How do you pair serif fonts with your credit union's brand colors?
Serif fonts interact with color differently than sans-serifs. The serifs create more visual texture, which means:
- Dark text on light backgrounds works best for body copy. Aim for a contrast ratio of at least 4.5:1 to meet WCAG accessibility standards.
- Avoid serif text in bright or saturated colors red serif text on a white background, for example, strains the eyes quickly.
- Use your brand color for headlines only if you're using a display serif, and keep body text in dark gray (#333 to #444) rather than pure black for a softer reading experience.
- White serif text on dark backgrounds can look striking in hero sections but needs a slightly heavier font weight to stay readable.
Should your credit union use web fonts or system fonts?
Web fonts (loaded from Google Fonts or a self-hosted server) give you more control over your brand's look. System fonts (like Georgia, pre-installed on most computers) load instantly but limit your options.
For credit unions, web fonts are usually worth the tradeoff. The brand consistency they provide outweighs the slight load-time cost as long as you optimize properly. Use font-display: swap, preload your most important font files, and subset your fonts to include only the characters and languages you need.

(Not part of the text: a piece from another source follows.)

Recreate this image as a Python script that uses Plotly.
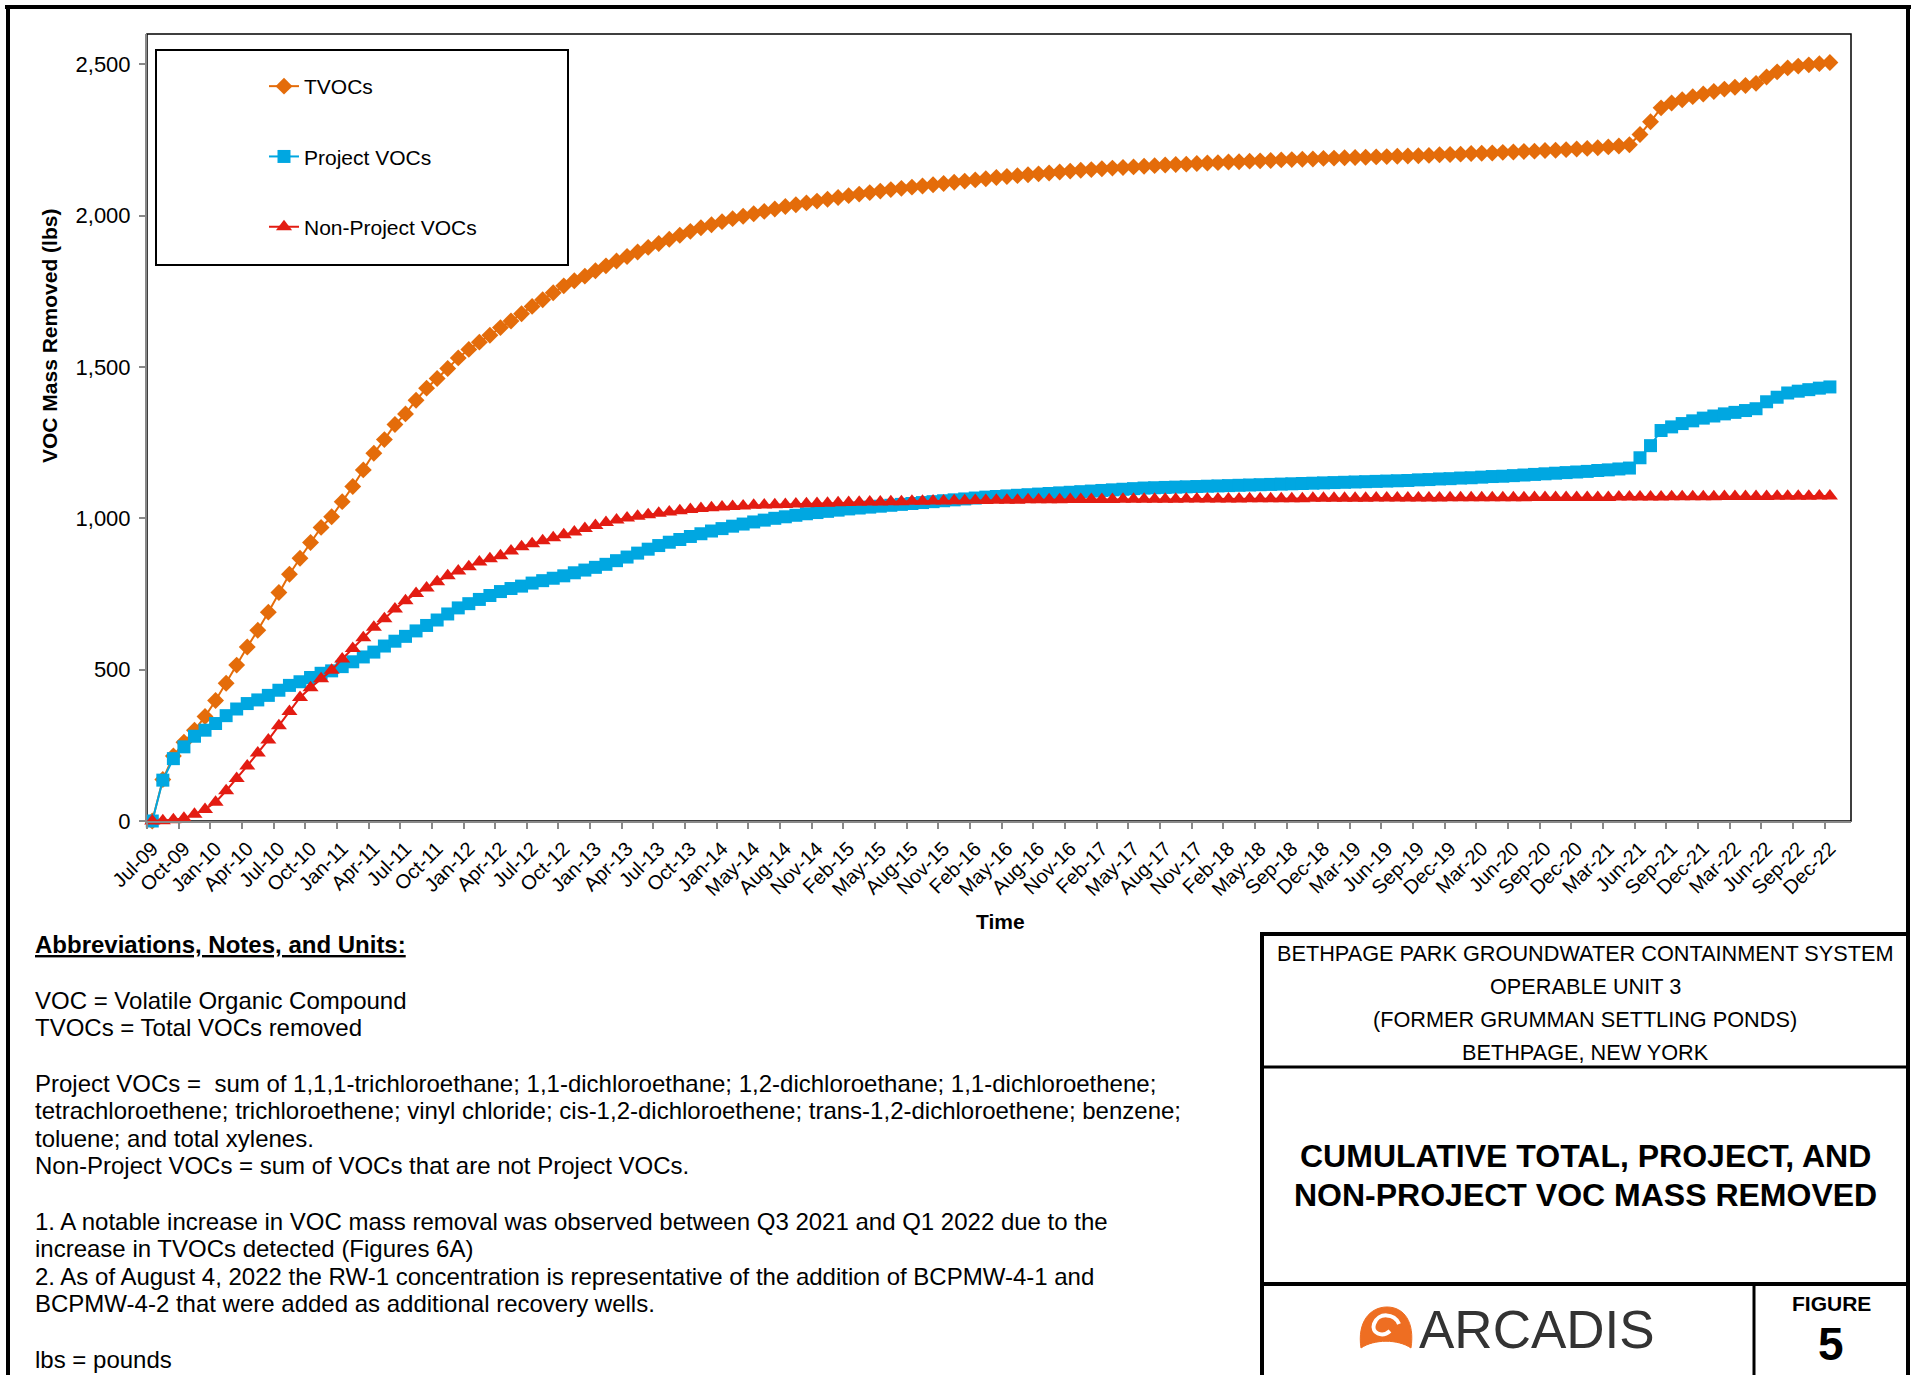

Libre Baskerville and EB Garamond are both available as free Google Fonts, which makes them accessible options for credit unions working with limited design budgets.
Does font choice actually affect member behavior on a credit union website?
It does, though rarely in dramatic, measurable ways. Typography works on a subconscious level. A study from MIT found that readers perceive well-typeset text as more credible and are more likely to agree with the content even when the content is identical to poorly typeset text.
For credit unions, this means that a thoughtfully chosen serif font can subtly reinforce the messages your copy is already trying to deliver: that you're trustworthy, stable, and here for the long term. It won't replace good content, competitive rates, or strong customer service, but it removes a friction point that most visitors won't even notice consciously.
Checklist: Choosing serif fonts for your credit union website
- Define your brand personality traditional, modern, community-focused, or premium
- Choose one serif font for your primary type role (headlines or body text)
- Pair it with one sans-serif for secondary roles like navigation and buttons
- Test both fonts on mobile devices at 16px for body text and 24px+ for headings
- Set line-height between 1.5 and 1.7 for serif body paragraphs
- Check color contrast ratios meet WCAG 4.5:1 minimum
- Optimize font loading with
font-display: swapand preload hints - Subset your font files to include only Latin characters if you don't need extended sets
- Review the final site on at least three different devices before launch
- Ask five real members or non-designers if the text feels easy to read then listen to their feedback
Next step: Pick two or three serif candidates from the list above, mock up your credit union's homepage with each one, and share the options with your team. The font that feels most like your credit union not the one that looks most impressive in isolation is probably the right choice.